Univision began its cross-platform campaign on education in 1999. The network, stations and radio network coordinate public-service announcements, community-affairs efforts and news stories to emphasize a pro-education message.
In 2003, Univision added a broad public-health campaign, called ¡Salud es Vida ... Enterate!, which means “Lead a healthy life … get the facts!” The campaign covers such topics as heart health, cancer, healthy lifestyle, organ donation, diabetes, obesity and mental health.
In May, the campaign won a Peabody Award for community service, the first for a Spanish-language broadcaster in the U.S.

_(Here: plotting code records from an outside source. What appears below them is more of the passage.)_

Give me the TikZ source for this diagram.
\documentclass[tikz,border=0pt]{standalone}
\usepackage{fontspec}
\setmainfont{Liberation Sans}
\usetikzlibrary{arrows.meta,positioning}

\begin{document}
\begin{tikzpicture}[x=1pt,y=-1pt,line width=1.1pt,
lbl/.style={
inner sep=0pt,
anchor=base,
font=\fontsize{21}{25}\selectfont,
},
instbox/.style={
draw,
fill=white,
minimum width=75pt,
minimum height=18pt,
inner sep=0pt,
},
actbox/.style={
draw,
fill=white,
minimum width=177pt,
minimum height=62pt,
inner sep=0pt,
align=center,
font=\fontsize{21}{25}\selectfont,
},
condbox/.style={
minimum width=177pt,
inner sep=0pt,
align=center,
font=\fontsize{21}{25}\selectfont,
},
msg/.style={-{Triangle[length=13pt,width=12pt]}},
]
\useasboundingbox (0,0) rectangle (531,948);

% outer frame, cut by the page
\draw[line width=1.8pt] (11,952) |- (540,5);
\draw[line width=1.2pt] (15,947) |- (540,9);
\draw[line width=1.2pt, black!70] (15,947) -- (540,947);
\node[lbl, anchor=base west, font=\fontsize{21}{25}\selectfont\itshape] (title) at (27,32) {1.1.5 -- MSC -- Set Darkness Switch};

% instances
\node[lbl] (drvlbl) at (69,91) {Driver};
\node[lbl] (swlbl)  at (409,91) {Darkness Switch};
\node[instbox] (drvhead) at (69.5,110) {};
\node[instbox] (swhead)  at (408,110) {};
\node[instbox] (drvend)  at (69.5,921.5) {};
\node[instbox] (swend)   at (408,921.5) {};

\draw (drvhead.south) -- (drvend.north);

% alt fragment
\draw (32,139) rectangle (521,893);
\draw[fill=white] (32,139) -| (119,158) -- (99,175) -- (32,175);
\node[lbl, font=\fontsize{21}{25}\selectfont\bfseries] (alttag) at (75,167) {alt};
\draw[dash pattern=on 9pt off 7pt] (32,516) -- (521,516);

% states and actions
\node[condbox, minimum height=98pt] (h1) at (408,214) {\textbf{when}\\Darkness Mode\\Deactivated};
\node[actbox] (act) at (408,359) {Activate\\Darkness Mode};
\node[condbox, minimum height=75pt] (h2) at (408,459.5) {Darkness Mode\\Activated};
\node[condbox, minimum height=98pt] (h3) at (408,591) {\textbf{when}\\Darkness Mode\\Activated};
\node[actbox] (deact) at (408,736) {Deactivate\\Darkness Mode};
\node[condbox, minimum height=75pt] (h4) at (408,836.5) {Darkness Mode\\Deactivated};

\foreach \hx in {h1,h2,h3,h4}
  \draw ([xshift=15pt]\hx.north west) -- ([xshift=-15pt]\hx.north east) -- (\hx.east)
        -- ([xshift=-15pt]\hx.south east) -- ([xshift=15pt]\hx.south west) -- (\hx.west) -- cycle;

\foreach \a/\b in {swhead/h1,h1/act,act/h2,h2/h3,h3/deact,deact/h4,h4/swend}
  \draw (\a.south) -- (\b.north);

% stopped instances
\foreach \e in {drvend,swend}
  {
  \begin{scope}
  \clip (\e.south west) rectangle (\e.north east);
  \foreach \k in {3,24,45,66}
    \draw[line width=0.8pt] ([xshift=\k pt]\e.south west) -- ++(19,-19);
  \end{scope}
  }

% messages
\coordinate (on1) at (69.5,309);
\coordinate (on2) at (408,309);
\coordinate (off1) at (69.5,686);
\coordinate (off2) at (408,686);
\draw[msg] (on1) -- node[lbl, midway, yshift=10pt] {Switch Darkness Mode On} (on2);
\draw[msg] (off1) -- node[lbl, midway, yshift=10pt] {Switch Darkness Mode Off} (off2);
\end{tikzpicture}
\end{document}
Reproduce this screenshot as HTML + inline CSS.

To capture viewers’ attention, the network features its most prominent talent in public-service announcements talking about issues that matter most to them. For example, host Don Francisco talks about his diabetes in a half-hour special, in PSAs and on his program Sabado Gigante; news anchor Teresa Rodriguez is featured in a PSA about heart disease, an issue important to her since her husband died of a heart attack in 2002.
Univision partners with many non-profits on its health efforts, including the Henry J. Kaiser Family Foundation, American Cancer Society, American Red Cross, March of Dimes and National Council of La Raza.
Univision also pushed hard to get out the Hispanic vote in 2004. Working with the National Association of Latino Elected and Appointed Officials, Univision helped get 9.6 million Hispanics to the polls last year, says Diana Diaz, director of corporate and community relations at Univision.
“It goes back to the trust factor,” Diaz says, “and the obligation we have to provide our viewers with accurate information.”